Which decade is Tops for Pops? – THE WINNER.

1st place – The 1970s. (38 points)

2005: 3rd place, 30 points.
2004: 2nd place, 31 points.
2003: 1st place, 35 points + 1 tiebreak point.

10: Dat – Pluto Shervington. 1st place.
9: We Do It – R & J Stone. 3rd place.
8: Love Machine – The Miracles. 2nd place.
7: Convoy – C.W. McCall. 3rd place.
6: Love To Love You Baby – Donna Summer. 2nd place.
5: Mamma Mia – Abba. 1st place, most popular.
4: Rodrigo’s Guitar Concerto De Aranjuez – Manuel & His Music Of The Mountains. 4th place, least popular.
3: I Love To Love – Tina Charles. 2nd place.
2: Forever And Ever – Slik. 2nd place.
1: December 1963 (Oh What A Night) – Four Seasons. 2nd place.

slkmdgRight from Day One, when Pluto Shervington’s “Dat” took the lead, there was never any real doubt as to which decade would be this year’s winner. Throughout all ten rounds of voting, the 1970s remained ahead, earning them the highest score of any decade in any of our four years to date. Despite fielding only two winners, from Pluto and Abba, only one song from 1976 finished below third, with five songs finishing second. That’s what we call conclusive.

But before this all started, did we think that naff old 1976 had it in them to win? After all, approved rock history tells us that these were the dark days before punk rock came along and Saved Music. Or something.

Interestingly, there isn’t a single record in this top ten which could be said to belong to the “rock” tradition, however tangentially. This is pop all the way, with the odd foray into light soul, reggae, disco, country & western and easy listening. The only faint hints of “rebellion” come from Pluto’s taboo-breaking meat-related purchase, and CW McCall’s “bear”-dodging escapades on the Great American Highway.

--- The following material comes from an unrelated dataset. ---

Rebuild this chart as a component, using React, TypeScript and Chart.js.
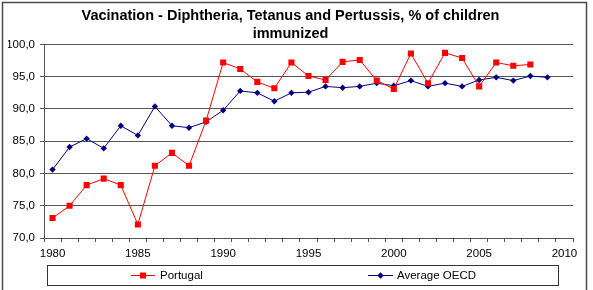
import React, { useEffect, useRef } from "react";
import { Chart, registerables } from "chart.js";

Chart.register(...registerables);

const years: string[] = [];
for (let y = 1980; y <= 2010; y++) years.push(String(y));

const portugal: (number | null)[] = [
  73.1, 75.0, 78.2, 79.2, 78.2, 72.1, 81.2, 83.2, 81.2, 88.2,
  97.2, 96.2, 94.2, 93.2, 97.2, 95.1, 94.5, 97.3, 97.6, 94.4,
  93.1, 98.6, 94.0, 98.7, 97.9, 93.5, 97.2, 96.7, 96.9, null, null,
];

const oecd: (number | null)[] = [
  80.6, 84.1, 85.4, 83.9, 87.4, 85.9, 90.4, 87.4, 87.1, 88.0,
  89.8, 92.8, 92.5, 91.2, 92.5, 92.6, 93.5, 93.3, 93.5, 94.0,
  93.6, 94.4, 93.5, 94.0, 93.5, 94.5, 94.9, 94.4, 95.1, 94.9, null,
];

const titleLines = [
  "Vacination - Diphtheria, Tetanus and Pertussis, % of children",
  "immunized",
];

const GRID = "#555555";
const FONT = "Arial, 'Liberation Sans', sans-serif";

const frameAndLegend = {
  id: "frameAndLegend",
  afterDraw(chart: any) {
    const ctx = chart.ctx;
    ctx.save();
    // outer frame
    ctx.strokeStyle = "#4a4a4a";
    ctx.lineWidth = 1.5;
    ctx.strokeRect(2.5, 2.5, 584, 292);
    // legend box
    ctx.lineWidth = 1;
    ctx.strokeStyle = "#333333";
    ctx.strokeRect(47.5, 265.5, 511, 20);
    const items = [
      { x0: 131, x1: 155, mx: 143, tx: 160 },
      { x0: 368, x1: 393, mx: 380.5, tx: 397 },
    ];
    const y = 275.5;
    chart.data.datasets.forEach((ds: any, i: number) => {
      const it = items[i];
      ctx.strokeStyle = ds.borderColor;
      ctx.lineWidth = 1;
      ctx.beginPath();
      ctx.moveTo(it.x0, y);
      ctx.lineTo(it.x1, y);
      ctx.stroke();
      ctx.fillStyle = ds.pointBackgroundColor;
      ctx.beginPath();
      if (ds.pointStyle === "rect") {
        ctx.rect(it.mx - 3, y - 3, 6, 6);
      } else {
        const r = ds.pointRadius;
        ctx.moveTo(it.mx, y - r);
        ctx.lineTo(it.mx + r, y);
        ctx.lineTo(it.mx, y + r);
        ctx.lineTo(it.mx - r, y);
        ctx.closePath();
      }
      ctx.fill();
      ctx.fillStyle = "#000";
      ctx.font = `11.5px ${FONT}`;
      ctx.textBaseline = "middle";
      ctx.textAlign = "left";
      ctx.fillText(ds.label, it.tx, y + 0.5);
    });
    ctx.restore();
  },
};

export default function App() {
  const ref = useRef<HTMLCanvasElement | null>(null);
  useEffect(() => {
    document.body.style.margin = "0";
    const canvas = ref.current!;
    const chart = new Chart(canvas, {
      type: "line",
      data: {
        labels: years,
        datasets: [
          {
            label: "Portugal",
            data: portugal,
            borderColor: "#FF0000",
            backgroundColor: "#FF0000",
            pointBackgroundColor: "#FF0000",
            pointBorderColor: "#FF0000",
            pointStyle: "rect",
            pointRadius: 4.3,
            pointBorderWidth: 0,
            borderWidth: 1,
            tension: 0,
          },
          {
            label: "Average OECD",
            data: oecd,
            borderColor: "#000080",
            backgroundColor: "#000080",
            pointBackgroundColor: "#000080",
            pointBorderColor: "#000080",
            pointStyle: "rectRot",
            pointRadius: 3.2,
            pointBorderWidth: 0,
            borderWidth: 1,
            tension: 0,
          },
        ],
      },
      options: {
        responsive: false,
        animation: false,
        devicePixelRatio: 1,
        layout: { padding: { left: 8, right: 20, top: 0, bottom: 0 } },
        plugins: {
          legend: { display: false },
          tooltip: { enabled: false },
          title: {
            display: true,
            text: titleLines,
            color: "#000",
            font: { family: FONT, size: 14.5, weight: "bold", lineHeight: 1.24 },
            padding: { top: 7, bottom: 1.5 },
          },
        },
        scales: {
          x: {
            type: "category",
            offset: true,
            afterFit: (s: any) => {
              s.height = 52;
            },
            grid: {
              offset: true,
              drawOnChartArea: false,
              drawTicks: true,
              tickLength: 4,
              color: GRID,
            },
            border: { display: true, color: GRID, width: 1 },
            ticks: {
              autoSkip: false,
              maxRotation: 0,
              minRotation: 0,
              padding: 5,
              color: "#000",
              font: { family: FONT, size: 11.5 },
              callback: (_v: any, i: number) => (i % 5 === 0 ? years[i] : ""),
            },
          },
          y: {
            min: 70,
            max: 100,
            afterFit: (s: any) => {
              s.width = 36;
            },
            grid: {
              color: GRID,
              lineWidth: 1,
              drawTicks: true,
              tickLength: 4,
            },
            border: { display: true, color: GRID, width: 1 },
            ticks: {
              stepSize: 5,
              padding: 5,
              color: "#000",
              font: { family: FONT, size: 11.5 },
              callback: (v: any) => Number(v).toFixed(1).replace(".", ","),
            },
          },
        },
      },
      plugins: [frameAndLegend],
    });
    return () => chart.destroy();
  }, []);
  return (
    <div style={{ width: 593, height: 290 }}>
      <canvas ref={ref} width={593} height={290} style={{ display: "block" }} />
    </div>
  );
}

As a lad, I remember an NME singles review column from round about this time, bearing the headline “Don’t Look Now, But You’re Living In A Golden Age”, which went on to make specific mention of several of the songs in this list. At the time, it seemed like a decidedly questionable proposition. But in these newly liberated, post-Guilty Pleasures days, it would seem that the dear old “rockist” NME showed remarkable presience.

The Top Ten and the Bottom Five.

(Positions are calculated by dividing the numbers of points scored by the number of people voting on that day.)

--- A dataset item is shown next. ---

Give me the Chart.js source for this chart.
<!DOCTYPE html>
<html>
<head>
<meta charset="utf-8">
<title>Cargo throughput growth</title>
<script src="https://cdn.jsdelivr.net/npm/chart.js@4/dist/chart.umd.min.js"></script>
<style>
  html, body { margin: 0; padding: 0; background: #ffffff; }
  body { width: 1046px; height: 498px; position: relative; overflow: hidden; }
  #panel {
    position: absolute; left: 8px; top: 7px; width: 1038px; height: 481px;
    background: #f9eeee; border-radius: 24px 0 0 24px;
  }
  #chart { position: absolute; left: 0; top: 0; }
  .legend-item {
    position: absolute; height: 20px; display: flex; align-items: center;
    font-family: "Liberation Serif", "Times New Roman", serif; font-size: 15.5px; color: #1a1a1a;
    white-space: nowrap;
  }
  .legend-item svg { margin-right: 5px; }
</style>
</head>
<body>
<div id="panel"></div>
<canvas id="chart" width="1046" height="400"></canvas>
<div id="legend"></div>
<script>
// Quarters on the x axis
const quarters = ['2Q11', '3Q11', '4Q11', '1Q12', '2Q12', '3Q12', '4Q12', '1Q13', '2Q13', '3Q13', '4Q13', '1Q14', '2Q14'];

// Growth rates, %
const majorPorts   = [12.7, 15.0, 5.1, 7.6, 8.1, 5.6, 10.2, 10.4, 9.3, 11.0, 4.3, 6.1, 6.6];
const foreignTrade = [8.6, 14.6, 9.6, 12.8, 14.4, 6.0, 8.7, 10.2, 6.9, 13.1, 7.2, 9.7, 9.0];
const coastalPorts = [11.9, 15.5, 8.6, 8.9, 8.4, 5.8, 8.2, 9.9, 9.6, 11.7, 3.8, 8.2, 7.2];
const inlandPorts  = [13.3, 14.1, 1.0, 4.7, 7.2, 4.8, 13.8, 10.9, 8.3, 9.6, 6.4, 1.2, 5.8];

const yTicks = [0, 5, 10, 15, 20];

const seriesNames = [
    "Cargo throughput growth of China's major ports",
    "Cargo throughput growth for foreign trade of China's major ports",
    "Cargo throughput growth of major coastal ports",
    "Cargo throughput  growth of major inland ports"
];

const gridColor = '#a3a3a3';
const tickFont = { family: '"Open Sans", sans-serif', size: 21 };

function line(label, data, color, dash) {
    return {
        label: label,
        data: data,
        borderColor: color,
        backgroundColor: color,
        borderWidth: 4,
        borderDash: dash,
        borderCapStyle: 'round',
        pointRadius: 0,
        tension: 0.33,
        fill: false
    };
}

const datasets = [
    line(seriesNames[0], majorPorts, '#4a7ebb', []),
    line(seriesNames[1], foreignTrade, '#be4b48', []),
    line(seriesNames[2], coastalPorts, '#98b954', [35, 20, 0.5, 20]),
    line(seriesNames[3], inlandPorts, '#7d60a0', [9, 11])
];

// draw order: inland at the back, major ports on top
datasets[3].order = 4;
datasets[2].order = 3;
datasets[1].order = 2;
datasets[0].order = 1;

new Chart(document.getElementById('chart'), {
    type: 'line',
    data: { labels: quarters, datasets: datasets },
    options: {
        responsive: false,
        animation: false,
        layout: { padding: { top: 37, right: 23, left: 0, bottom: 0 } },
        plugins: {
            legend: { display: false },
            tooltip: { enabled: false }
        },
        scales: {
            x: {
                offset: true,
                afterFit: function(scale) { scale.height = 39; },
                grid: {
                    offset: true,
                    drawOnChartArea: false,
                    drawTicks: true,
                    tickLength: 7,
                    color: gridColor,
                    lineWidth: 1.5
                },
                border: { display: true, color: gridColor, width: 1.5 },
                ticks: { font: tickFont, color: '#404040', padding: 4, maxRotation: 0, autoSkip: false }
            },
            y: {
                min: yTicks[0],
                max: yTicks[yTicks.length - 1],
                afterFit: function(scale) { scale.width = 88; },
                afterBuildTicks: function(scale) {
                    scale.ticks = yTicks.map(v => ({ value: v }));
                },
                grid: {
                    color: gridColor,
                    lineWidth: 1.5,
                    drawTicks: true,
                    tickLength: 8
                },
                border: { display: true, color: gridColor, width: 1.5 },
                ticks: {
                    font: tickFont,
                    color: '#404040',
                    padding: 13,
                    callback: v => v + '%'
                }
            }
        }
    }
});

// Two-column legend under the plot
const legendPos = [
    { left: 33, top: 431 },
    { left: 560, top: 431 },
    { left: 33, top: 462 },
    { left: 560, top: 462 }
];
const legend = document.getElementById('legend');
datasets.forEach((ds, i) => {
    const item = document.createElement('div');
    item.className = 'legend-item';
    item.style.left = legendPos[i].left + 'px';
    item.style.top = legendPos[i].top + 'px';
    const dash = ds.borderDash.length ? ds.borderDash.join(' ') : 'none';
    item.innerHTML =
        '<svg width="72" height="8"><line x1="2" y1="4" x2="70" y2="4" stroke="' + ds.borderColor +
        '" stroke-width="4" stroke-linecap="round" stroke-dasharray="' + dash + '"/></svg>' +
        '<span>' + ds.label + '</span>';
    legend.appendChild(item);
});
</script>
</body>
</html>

1. 19th Nervous Breakdown – Rolling Stones.
2. Mamma Mia – Abba.
3. These Boots Are Made For Walking – Nancy Sinatra.
4. Borderline – Madonna.
5. Chain Reaction – Diana Ross.
6. Slight Return – The Bluetones.
7. Dat – Pluto Shervington.
8. Keep On Running – Spencer Davis Group.
9. You Got The Love (New Voyager Mix) – The Source featuring Candi Staton.
10. Spanish Flea – Herb Alpert & The Tijuana Brass.

46. Anything – 3T.
47. That’s My Goal – Shayne Ward.
48. Thunder In My Heart Again – Meck featuring Leo Sayer.
49. Burning Heart – Survivor
50. Open Arms – Mariah Carey.

Cumulative scores for the decades to date, after three years:

1 (2=) The 1970s – 135 points.
2 (2=) The 1960s – 134 points.
3 (1) The 1980s – 132 points.
4 (4) The 2000s – 101 points.
5 (5) The 1990s – 99 points.

It’s still neck and neck at the top, with the 1960s, 1970s and 1980s regularly swapping positions. Next February, we start all over again – with what I must warn you is a truly shocking selection of ropey old toss.

No, I can hardly wait either! Thanks to all who particpated. It’s been a blast.